Translating the concept to dbt
And the benefits of this pattern really, really cleared me, having come from the perspective first of that data science and that data analyst user of how they would interpret and use these names. But to encourage others on the data production side to use this same pattern, I found that I had to make one more set of translation and translate this concept into tooling used by analytics engineers and data engineers so they could also benefit and really see it and experience for themselves the value of this sort of workflow and this sort of pattern.
And that's what encouraged me to take those tidy select helpers that inspired my own workflows and translate them into a dbt package called dbtplyr.
Now for those that aren't familiar with dbt, I'll just say a few brief words about what that is. Dbt is a data engineering framework that largely sits on top of the SQL language and helps people build better quality data pipelines by encoding software engineering best practices such as enabling clean code with variables and control flow like if statements and for loops that you can't necessarily do natively in SQL, promoting more organized projects for better structure and reproducibility, and adding some syntactic sugar for better developer workflows with things like testing, logging, and orchestration.
So although it's a different language and a different framework, I felt like the dbt community and the dbt language already shared a lot of the same underlying values as the R community in the way that we valued the scientific quality and reproducibility and the idea of bringing these best practices from these different fields into the data space.
And just to give one example of how dbt does this, you may be familiar with a traditional SQL query that really doesn't follow the dry principles of do not repeat yourself. There's a lot of redundancy, a lot of repeated copy-paste business logic, which can cause a lot of room for error. But dbt, by adding variables and adding for loops, we're able to get a lot closer to that dry streamlined workflow that is probably more comfortable to many of us coming from more traditional coding languages, as well as encoding a lot of our business logic in macros and packages.
And because of this packaging ecosystem, I was able to write a dbt package called dbtplyr, which translates all those select helpers that I knew and loved and found so many applications for in my R-based workflows to dbt. So we have all those same functionalities like starts with, ends with, and contains. And what this same pattern looks like as it plays out in the dbt workflow is something like this. Once again, we can find columns and do stuff, whatever that stuff may be. First, we can find column names that match some sort of a pattern. Next, in a select statement, we can apply whatever transformation we wish to all of the variables matching that pattern. And similar to dbtplyr, if we so choose, we can do similar things in filter statements and where clauses.
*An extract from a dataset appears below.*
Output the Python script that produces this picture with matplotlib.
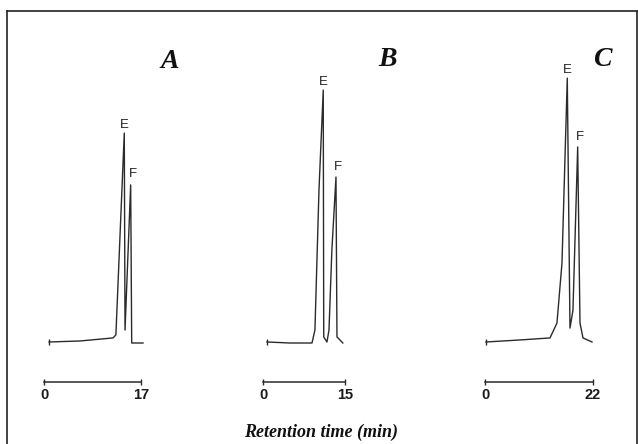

But to me, the most exciting part of making this transformation wasn't simply copying the functionality of dbtplyr to unlock the same workflows, but rather seeing by translating the concept of column names to dbt and therefore to the analytics and data engineering community, finding slightly different applications for them when used and applied in that space. And in turn, these applications helped better soothe common pain points of communication between data engineers and data scientists.
But to me, the most exciting part of making this transformation wasn't simply copying the functionality of dbtplyr to unlock the same workflows, but rather seeing by translating the concept of column names to dbt and therefore to the analytics and data engineering community, finding slightly different applications for them when used and applied in that space.
So for example, tackling problems such as data sets with inconsistent naming, unreliable and untrustworthy meaning, and unvalidated or poorly tested data sets. So to just show how this fully played out in the dbt context, you can imagine as a data user how frustrating it can be when your column names don't follow a good pattern. I'm sure many of us have been in the case where our code breaks your errors out because we failed to replicate some error that exists upstream in a data set.
But with the package, but with simply the idea embedded in dbt now of column names really being this thing we can act on and structure, instead of writing this really manual redundant SQL code that tends to lend itself to those sorts of sloppy typos, we can pull in the variables and macros and control flow that's embedded within the dbt framework to only write that code once and loop over all of the relevant variables. So by embedding the concept of having very structured column names, we're incentivized to change our code to fit that pattern and create and avoid those typos for our users.
But beyond typos, even more frustrating for data users is broken contracts that lie to our users. So for example, if we have a variable that's called a date but is actually cast as a timestamp, this is more than a mild annoyance. If someone makes the mistake of trusting you and filtering that column as if it were a date, they may risk throwing away all of their data and not retrieving any of the records that they intended to.
But by the combination now of dbt and dbtplyr, we can catch this process earlier on in our data pipeline and avoid this type of error. So for example, we could think about manually casting every variable that we're calling a date to a date, but this could get a little fragile and a little sketchy if we add a variable to our dataset and forget to adjust this sort of transformation. But with the power of dbtplyr, we can find all of our variables that match pattern and write dynamic and flexible code that will ensure that we enforce that contract universally, no matter how that shape of our dataset changes or evolves over time.
And yet, you can probably also imagine a time where this could be a really bad idea. For example, imagine trying to automatically cast a date variable to make sure variables called n stays integers. If something upstream in your pipeline is broken and those variables aren't actually integers, you wouldn't be solving a problem by doing this sort of casting, you'd just actually be covering it up and making it harder to debug.
So with dbt's testing infrastructure, we can write tests that run in our pipeline before we execute certain transformations. For example, we could check that no matter what type of variable it's currently cast at, we could make sure it's sufficiently close to an integer that we're comfortable doing that casting operation. And once again, with the framework of dbtplyr and with this concept of operating and programming against our column names as this shared latent form of communication throughout our data space, we can automate this check to make sure it, too, runs comprehensively.
So as you move throughout different roles and responsibilities in your career, or as you work in cross-functional initiatives, I found that aligning on these core ideas across our different communities and creating shared languages for them, both in words, in frameworks, and in syntax, can be a really powerful tool for collaboration. So thank you all for your time. If you're interested in talking more about dbt, dbtplyr, or select helpers or column names, please find me any time throughout the conference. And I've linked in my slides a number of resources kind of about the smattering of topics that I covered today. Thank you.